Exercise brief → Pictures are not part of the copy. Retype the lines from the first one through the line that contains "[0.192, 0.0195, 0.00192];".

Given material →
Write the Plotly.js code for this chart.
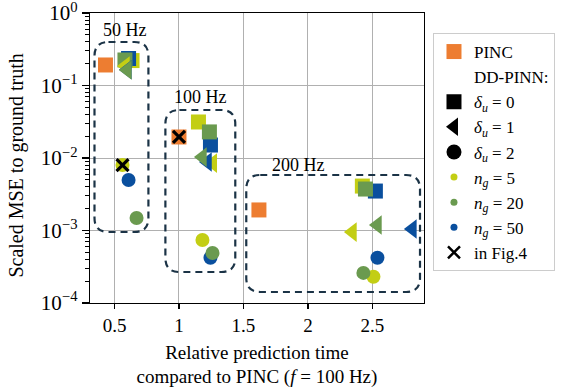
<!DOCTYPE html>
<html><head><meta charset="utf-8">
<script src="https://cdn.plot.ly/plotly-3.0.1.min.js"></script>
<style>html,body{margin:0;padding:0;background:#fff}#plot{width:569px;height:391px}</style>
</head><body><div id="plot"></div>
<script>
// ---- data ----
const freqLabels = ['50 Hz', '100 Hz', '200 Hz'];
const pincTime = [0.43, 1.0, 1.62];
const pincMSE  = [0.192, 0.0195, 0.00192];

// delta_u = 0 (squares), per frequency [50, 100, 200]
const sq_ng5_time  = [0.636, 1.151, 2.422];
const sq_ng5_mse   = [0.221, 0.0314, 0.0041];
const sq_ng20_time = [0.581, 1.236, 2.446];
const sq_ng20_mse  = [0.225, 0.0229, 0.00373];
const sq_ng50_time = [0.609, 1.244, 2.523];
const sq_ng50_mse  = [0.236, 0.0151, 0.0035];
// delta_u = 1 (left triangles)
const tri_ng5_time  = [0.585, 1.262, 2.345];
const tri_ng5_mse   = [0.186, 0.0085, 0.00095];
const tri_ng20_time = [0.60, 1.182, 2.539];
const tri_ng20_mse  = [0.164, 0.0103, 0.00119];
const tri_ng50_time = [0.60, 1.221, 2.81];
const tri_ng50_mse  = [0.165, 0.0088, 0.00105];
// delta_u = 2 (circles)
const cir_ng5_time  = [0.562, 1.182, 2.508];
const cir_ng5_mse   = [0.0080, 0.00074, 0.00023];
const cir_ng20_time = [0.671, 1.26, 2.43];
const cir_ng20_mse  = [0.00149, 0.00049, 0.00026];
const cir_ng50_time = [0.609, 1.244, 2.539];
const cir_ng50_mse  = [0.00497, 0.00042, 0.00042];
// points shown in Fig.4
const fig4Time = [0.562, 1.0];
const fig4MSE  = [0.0080, 0.0195];

const yTickVals = [1, 0.1, 0.01, 0.001, 0.0001];
const yTickText = ['10<sup>0</sup>', '10<sup>\u22121</sup>', '10<sup>\u22122</sup>', '10<sup>\u22123</sup>', '10<sup>\u22124</sup>'];
const xTickVals = [0.5, 1, 1.5, 2, 2.5];
const xTickText = ['0.5', '1', '1.5', '2', '2.5'];

// ---- styles ----
const ORANGE = '#ED7D31', YEL = '#C3CE14', GRN = '#6A9A4F', BLU = '#0A4F9E';
const FONT = "'Liberation Serif', serif";
const SQ = 15, TRI = 17, CIR = 14;

function pts(x, y, sym, size, color) {
  return {type: 'scatter', mode: 'markers', x: x, y: y, showlegend: false, hoverinfo: 'skip',
          marker: {symbol: sym, size: size, color: color, line: {width: 0}}};
}
function leg(name, sym, size, color, lw) {
  return {type: 'scatter', mode: 'markers', x: [null], y: [null], name: name, showlegend: true,
          marker: {symbol: sym, size: size, color: color, line: {width: lw || 0, color: '#000'}}};
}

const traces = [
  pts(sq_ng5_time, sq_ng5_mse, 'square', SQ, YEL),
  pts(sq_ng50_time, sq_ng50_mse, 'square', SQ, BLU),
  pts(sq_ng20_time, sq_ng20_mse, 'square', SQ, GRN),
  pts(tri_ng5_time, tri_ng5_mse, 'triangle-left', TRI, YEL),
  pts(tri_ng50_time, tri_ng50_mse, 'triangle-left', TRI, BLU),
  pts(tri_ng20_time, tri_ng20_mse, 'triangle-left', TRI, GRN),
  pts(cir_ng5_time, cir_ng5_mse, 'circle', CIR, YEL),
  pts(cir_ng50_time, cir_ng50_mse, 'circle', CIR, BLU),
  pts(cir_ng20_time, cir_ng20_mse, 'circle', CIR, GRN),
  pts(pincTime, pincMSE, 'square', SQ, ORANGE),
  {type: 'scatter', mode: 'markers', x: fig4Time, y: fig4MSE, showlegend: false, hoverinfo: 'skip',
   marker: {symbol: 'x-thin', size: 12, color: '#000', line: {width: 3.2, color: '#000'}}},
  // legend entries
  leg('PINC', 'square', 15, ORANGE),
  leg('DD-PINN:', 'square', 15, 'rgba(0,0,0,0)'),
  leg('<i>δ<sub>u</sub></i> = 0', 'square', 15, '#000'),
  leg('<i>δ<sub>u</sub></i> = 1', 'triangle-left', 16, '#000'),
  leg('<i>δ<sub>u</sub></i> = 2', 'circle', 15, '#000'),
  leg('<i>n<sub>g</sub></i> = 5', 'circle', 7, YEL),
  leg('<i>n<sub>g</sub></i> = 20', 'circle', 7, GRN),
  leg('<i>n<sub>g</sub></i> = 50', 'circle', 7, BLU),
  leg('in Fig.4', 'x-thin', 12, '#000', 2.5)
];

// minor tick positions for the log axis (2..9 per decade)
const minorVals = [];
for (let e = -4; e < 0; e++) for (let m = 2; m <= 9; m++) minorVals.push(m * Math.pow(10, e));

// plot area in pixels
const L = 89.5, R = 424, T = 13, B = 303;
const W = R - L, H = B - T;
const px = v => (v - L) / W, py = v => (B - v) / H;
function rbox(x0, y0, x1, y1, r) {
  const p = [
    'M', px(x0 + r), py(y0), 'L', px(x1 - r), py(y0),
    'Q', px(x1), py(y0), px(x1), py(y0 + r),
    'L', px(x1), py(y1 - r),
    'Q', px(x1), py(y1), px(x1 - r), py(y1),
    'L', px(x0 + r), py(y1),
    'Q', px(x0), py(y1), px(x0), py(y1 - r),
    'L', px(x0), py(y0 + r),
    'Q', px(x0), py(y0), px(x0 + r), py(y0), 'Z'];
  return {type: 'path', xref: 'paper', yref: 'paper', path: p.join(' '),
          line: {color: '#1B3346', width: 2.2, dash: '7px,5px'}, layer: 'above'};
}
const boxes = [
  [94, 42, 148, 232],
  [165, 110, 235, 272],
  [246, 175, 420, 292]
];
const labelPos = [[125, 30], [200, 97], [298, 165]];

const annotations = freqLabels.map((t, i) => ({text: t, xref: 'paper', yref: 'paper',
     x: px(labelPos[i][0]), y: py(labelPos[i][1]), xanchor: 'center', yanchor: 'middle',
     showarrow: false, font: {size: 18, family: FONT}}));
annotations.push({text: 'Scaled MSE to ground truth', xref: 'paper', yref: 'paper',
     x: px(15), y: py(166), xanchor: 'center', yanchor: 'middle', textangle: -90,
     showarrow: false, font: {size: 20, family: FONT}});

const layout = {
  width: 569, height: 391,
  margin: {l: L, r: 569 - R, t: T, b: 391 - B, pad: 0},
  paper_bgcolor: '#fff', plot_bgcolor: '#fff',
  font: {family: FONT, color: '#000', size: 17},
  xaxis: {range: [0.31, 2.90], tickvals: xTickVals, ticktext: xTickText,
          showgrid: true, gridcolor: '#b0b0b0', gridwidth: 1, zeroline: false,
          showline: true, linecolor: '#000', linewidth: 1.3, mirror: true,
          ticks: 'outside', ticklen: 5, tickwidth: 1.2, tickcolor: '#000',
          tickfont: {size: 19, family: FONT}, ticklabeloverflow: 'allow',
          title: {text: 'Relative prediction time<br>compared to PINC (<i>f</i> = 100 Hz)', font: {size: 19, family: FONT}, standoff: 10}},
  yaxis: {type: 'log', range: [-4.0005, 0.0005], tickvals: yTickVals, ticktext: yTickText,
          showgrid: true, gridcolor: '#b0b0b0', gridwidth: 1, zeroline: false,
          showline: true, linecolor: '#000', linewidth: 1.3, mirror: true,
          ticks: 'outside', ticklen: 7, tickwidth: 1.2, tickcolor: '#000',
          tickfont: {size: 21, family: FONT}, ticklabeloverflow: 'allow',
          minor: {tickmode: 'array', tickvals: minorVals, ticks: 'outside', ticklen: 4, tickwidth: 1, tickcolor: '#000', showgrid: false}},
  legend: {x: (433 - L) / W, y: py(33), xanchor: 'left', yanchor: 'top',
           bgcolor: '#fff', bordercolor: '#cccccc', borderwidth: 1,
           font: {size: 17, family: FONT}, itemclick: false},
  shapes: boxes.map(b => rbox(b[0], b[1], b[2], b[3], 14)),
  annotations: annotations
};

Plotly.newPlot('plot', traces, layout, {staticPlot: true, displayModeBar: false});
</script></body></html>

Solved exercise →
Write the Plotly.js code for this chart.
<!DOCTYPE html>
<html><head><meta charset="utf-8">
<script src="https://cdn.plot.ly/plotly-3.0.1.min.js"></script>
<style>html,body{margin:0;padding:0;background:#fff}#plot{width:569px;height:391px}</style>
</head><body><div id="plot"></div>
<script>
// ---- data ----
const freqLabels = ['50 Hz', '100 Hz', '200 Hz'];
const pincTime = [0.43, 1.0, 1.62];
const pincMSE  = [0.192, 0.0195, 0.00192];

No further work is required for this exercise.